Hence, it does not require protection under Articles 25 and 26
New Delhi: Even as it awaits the R.K. Pachauri committee report on an alternative route for the Sethusamudram Ship Channel Project, the Centre has reiterated in the Supreme Court that Ramar Sethu is not an integral part of Hindu religion requiring protection under Articles 25 and 26 of the Constitution (dealing with right to freedom of religion).
The court, while reserving verdict on July 30 on the petitions filed by Janata Party president Subramanian Swamy and others challenging the implementation of the Sethusamudram project by demolishing Adam’s Bridge (Ramar Sethu), asked the parties to file written submissions. The court said the judgment would be pronounced after the experts panel submitted its report. Accordingly, the Centre filed its written submissions.
Response to petitioners
The Centre said: “Ramar Sethu does not form an integral or essential part of Hindu religion. A religious belief or practice which is not an essential and integral part of the religion is not protected by Articles 25 and 26.” This was in response to the petitioners’ argument that the destruction of Ramar Sethu would cause irreparable damage to Hindus’ religious sentiments.
Referring to the argument by senior counsel K. Parasaran (for one of the petitioners) that Ramar Sethu could not be touched as it was sacred, the Centre said: “The religious texts relied [upon] by him themselves showed that the bridge had been built and had been broken by Lord Rama himself.” Mr.
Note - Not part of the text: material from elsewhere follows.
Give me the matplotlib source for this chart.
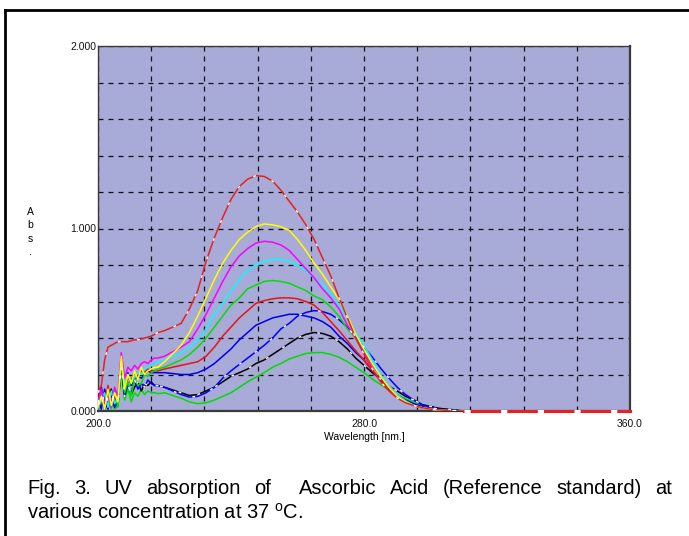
import matplotlib
matplotlib.use('Agg')
import matplotlib.pyplot as plt
from matplotlib.lines import Line2D

plt.rcParams['font.family'] = ['Liberation Sans', 'DejaVu Sans']
plt.rcParams['mathtext.fontset'] = 'custom'
plt.rcParams['mathtext.rm'] = 'Liberation Sans'

# wavelength grid (nm): 1 nm in the noisy start, then 2.5 nm steps
WL = list(range(200, 218)) + [218, 220] + [225 + 2.5 * i for i in range(33)] + [310]

# absorbance, one list per trace
red_top = [0.10, 0.14, 0.28, 0.35, 0.36, 0.37, 0.38, 0.38, 0.38, 0.38, 0.385, 0.39, 0.39, 0.395, 0.40, 0.405, 0.41, 0.42,
           0.43, 0.44,
           0.48, 0.56, 0.66, 0.82, 0.95, 1.06, 1.16, 1.23, 1.27, 1.29, 1.285, 1.26, 1.21, 1.15, 1.09, 1.02, 0.94,
           0.84, 0.74, 0.62, 0.51, 0.40, 0.31, 0.23, 0.16, 0.11, 0.07, 0.045, 0.03, 0.018, 0.01, 0.006, 0.003,
           0.0]
yellow = [0.02, 0.08, 0.01, 0.12, 0.03, 0.10, 0.05, 0.30, 0.12, 0.20, 0.15, 0.22, 0.17, 0.24, 0.20, 0.22, 0.23, 0.24,
          0.24, 0.27,
          0.36, 0.43, 0.52, 0.62, 0.72, 0.81, 0.88, 0.94, 0.98, 1.01, 1.025, 1.02, 1.01, 0.99, 0.94, 0.88, 0.81,
          0.75, 0.68, 0.61, 0.52, 0.42, 0.34, 0.26, 0.19, 0.13, 0.08, 0.05, 0.03, 0.018, 0.01, 0.005, 0.002,
          0.0]
magenta = [0.05, 0.12, 0.04, 0.09, 0.02, 0.13, 0.08, 0.32, 0.18, 0.24, 0.22, 0.25, 0.23, 0.26, 0.27, 0.26, 0.28, 0.29,
           0.29, 0.30,
           0.35, 0.38, 0.45, 0.53, 0.62, 0.71, 0.79, 0.85, 0.89, 0.92, 0.93, 0.925, 0.91, 0.88, 0.83, 0.78, 0.73,
           0.67, 0.62, 0.56, 0.47, 0.40, 0.32, 0.25, 0.19, 0.13, 0.08, 0.05, 0.03, 0.018, 0.01, 0.005, 0.002,
           0.0]
cyan = [0.03, 0.06, 0.10, 0.02, 0.11, 0.04, 0.07, 0.28, 0.14, 0.20, 0.16, 0.19, 0.21, 0.20, 0.23, 0.24, 0.25, 0.26,
        0.27, 0.28,
        0.32, 0.35, 0.39, 0.45, 0.53, 0.59, 0.66, 0.72, 0.77, 0.80, 0.82, 0.83, 0.83, 0.82, 0.80, 0.77, 0.73,
        0.69, 0.64, 0.58, 0.50, 0.43, 0.36, 0.28, 0.20, 0.14, 0.09, 0.055, 0.03, 0.018, 0.01, 0.005, 0.002,
        0.0]
green1 = [0.01, 0.09, 0.03, 0.07, 0.01, 0.12, 0.02, 0.25, 0.10, 0.16, 0.08, 0.18, 0.14, 0.15, 0.20, 0.19, 0.21, 0.22,
          0.23, 0.24,
          0.28, 0.31, 0.35, 0.40, 0.46, 0.52, 0.58, 0.62, 0.67, 0.69, 0.71, 0.715, 0.71, 0.70, 0.68, 0.66, 0.63,
          0.61, 0.57, 0.52, 0.45, 0.40, 0.33, 0.26, 0.19, 0.13, 0.09, 0.055, 0.03, 0.018, 0.01, 0.005, 0.002,
          0.0]
red2 = [0.04, 0.11, 0.02, 0.14, 0.05, 0.08, 0.03, 0.29, 0.13, 0.18, 0.17, 0.21, 0.19, 0.22, 0.21, 0.23, 0.22, 0.22,
        0.22, 0.23,
        0.25, 0.26, 0.27, 0.30, 0.35, 0.41, 0.46, 0.51, 0.55, 0.59, 0.605, 0.615, 0.62, 0.62, 0.615, 0.60, 0.58,
        0.54, 0.49, 0.44, 0.385, 0.33, 0.28, 0.22, 0.17, 0.12, 0.08, 0.05, 0.03, 0.018, 0.01, 0.005, 0.002,
        0.0]
blue1 = [0.02, 0.13, 0.05, 0.01, 0.10, 0.03, 0.06, 0.27, 0.11, 0.21, 0.14, 0.17, 0.19, 0.18, 0.20, 0.22, 0.21, 0.21,
         0.21, 0.21,
         0.20, 0.20, 0.21, 0.23, 0.26, 0.30, 0.34, 0.39, 0.43, 0.47, 0.49, 0.51, 0.52, 0.53, 0.53, 0.52, 0.51,
         0.49, 0.46, 0.41, 0.37, 0.32, 0.28, 0.22, 0.17, 0.12, 0.09, 0.06, 0.04, 0.025, 0.01, 0.005, 0.002,
         0.0]
blue2 = [0.06, 0.01, 0.12, 0.04, 0.09, 0.02, 0.05, 0.26, 0.09, 0.14, 0.10, 0.17, 0.12, 0.15, 0.13, 0.17, 0.15, 0.14,
         0.14, 0.13,
         0.09, 0.076, 0.08, 0.10, 0.13, 0.18, 0.22, 0.255, 0.29, 0.325, 0.36, 0.40, 0.45, 0.48, 0.52, 0.54, 0.55,
         0.545, 0.53, 0.50, 0.46, 0.405, 0.35, 0.295, 0.235, 0.18, 0.13, 0.09, 0.06, 0.035, 0.02, 0.01, 0.005,
         0.0]
black = [0.03, 0.10, 0.01, 0.08, 0.12, 0.03, 0.04, 0.24, 0.08, 0.15, 0.09, 0.13, 0.16, 0.11, 0.15, 0.14, 0.16, 0.14,
         0.14, 0.13,
         0.10, 0.085, 0.09, 0.11, 0.13, 0.16, 0.19, 0.21, 0.23, 0.26, 0.28, 0.31, 0.34, 0.37, 0.40, 0.42, 0.43,
         0.425, 0.41, 0.38, 0.34, 0.29, 0.25, 0.21, 0.175, 0.135, 0.11, 0.08, 0.06, 0.035, 0.025, 0.015, 0.01,
         0.0]
green2 = [0.05, 0.02, 0.09, 0.03, 0.07, 0.01, 0.03, 0.22, 0.06, 0.12, 0.05, 0.10, 0.08, 0.12, 0.09, 0.11, 0.10, 0.10,
          0.095, 0.10,
          0.07, 0.05, 0.04, 0.045, 0.06, 0.08, 0.10, 0.13, 0.16, 0.185, 0.21, 0.24, 0.26, 0.285, 0.30, 0.315, 0.32,
          0.32, 0.31, 0.295, 0.27, 0.24, 0.21, 0.175, 0.145, 0.115, 0.09, 0.065, 0.05, 0.03, 0.02, 0.012, 0.01,
          0.0]

# flat baseline after the band
TAIL_WL = [310, 360]
TAIL_ABS = [0.0, 0.0]

traces = [
    (green2, '#00dd00', False),
    (black, '#000000', True),
    (blue2, '#0000ff', True),
    (blue1, '#0000ee', False),
    (red2, '#ee1111', False),
    (green1, '#00e000', False),
    (cyan, '#00ffff', False),
    (magenta, '#ff00ff', False),
    (yellow, '#ffff00', False),
    (red_top, '#e82020', True),
]

fig = plt.figure(figsize=(6.89, 5.36), dpi=100)
ax = fig.add_axes([98 / 689, 1 - 411 / 536, 532 / 689, 365 / 536])
ax.set_facecolor('#a8aad8')

for vals, col, white in traces:
    ax.plot(WL, vals, color=col, lw=1.1, zorder=3)
    if white:
        ax.plot(WL, vals, color='white', lw=1.0, ls=(0, (2, 12)), zorder=4)

ax.plot(TAIL_WL, TAIL_ABS, color='#e82020', lw=2.2, zorder=3, clip_on=False)
ax.plot(TAIL_WL, TAIL_ABS, color='white', lw=2.2, ls=(0, (2, 10)), zorder=4, clip_on=False)

ax.set_xlim(200, 360)
ax.set_ylim(0, 2)

xt = list(range(200, 361, 16))
ax.set_xticks(xt)
ax.set_xticklabels(['%.1f' % t if t in (200, 280, 360) else '' for t in xt])
yt = [round(0.2 * i, 1) for i in range(11)]
ax.set_yticks(yt)
ax.set_yticklabels(['%.3f' % t if t in (0.0, 1.0, 2.0) else '' for t in yt])
ax.tick_params(length=0, labelsize=7.5, colors='#111111')
ax.tick_params(axis='x', pad=6)
ax.tick_params(axis='y', pad=1)
ax.grid(True, color='#111111', ls=(0, (4, 4)), lw=0.9)
ax.set_axisbelow(True)

for s in ax.spines.values():
    s.set_color('#3a3a3a')
    s.set_linewidth(1.0)
ax.spines['right'].set_linewidth(1.6)
ax.spines['bottom'].set_linewidth(1.6)

ax.set_xlabel('Wavelength [nm.]', fontsize=7.5, labelpad=2)
fig.text(30 / 689, 1 - 232 / 536, 'A\nb\ns\n.', ha='center', va='center', fontsize=7.5, linespacing=1.45)

# outer frame (cut on right and bottom)
fig.add_artist(Line2D([5 / 689, 1], [1 - 10 / 536, 1 - 10 / 536], transform=fig.transFigure, color='black', lw=2))
fig.add_artist(Line2D([5 / 689, 5 / 689], [0, 1 - 10 / 536], transform=fig.transFigure, color='black', lw=2))

# caption: first line justified between x=27 and x=672 px
words = ['Fig.', '3.', 'UV', 'absorption', 'of', 'Ascorbic', 'Acid', '(Reference', 'standard)', 'at']
gap_weight = [1, 1, 1, 1, 2, 1, 1, 1, 1]
cap_size = 14.5
renderer = fig.canvas.get_renderer()
wtexts = [fig.text(0, 1 - 494 / 536, w, fontsize=cap_size, va='baseline', ha='left') for w in words]
widths = [t.get_window_extent(renderer).width for t in wtexts]
unit = (672 - 27 - sum(widths)) / sum(gap_weight)
x = 27.0
for i, t in enumerate(wtexts):
    t.set_x(x / 689)
    x += widths[i]
    if i < len(gap_weight):
        x += unit * gap_weight[i]
fig.text(27 / 689, 1 - 519 / 536, r'various concentration at 37 $^{\rm o}$C.', fontsize=cap_size,
         va='baseline', ha='left')

fig.savefig('out.png', dpi=100)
Parasaran had also argued that anything broken could not be worshipped.
The Centre said the petitioner did not prove that Lord Rama himself did not break the bridge.
“Nor has it been established that whatever remains of Ramar Sethu as a place of worship is an essential and integral part of the Hindu religion.”
Quoting Gazetteer of Southern India 1855, the Centre said that after returning from Sri Lanka upon His victory over Ravana, Lord Rama “took his heavy bow and with it made several breaches in the bridge so wide that nobody could pass over it on foot.”
Seeking dismissal of the petitions, the Centre said geological evidence “shows that this gap was once a bridge and it was breached during the violent storms in 1480. Operations for removing the obstacles in the channel and for deepening and widening it were begun in 1838.”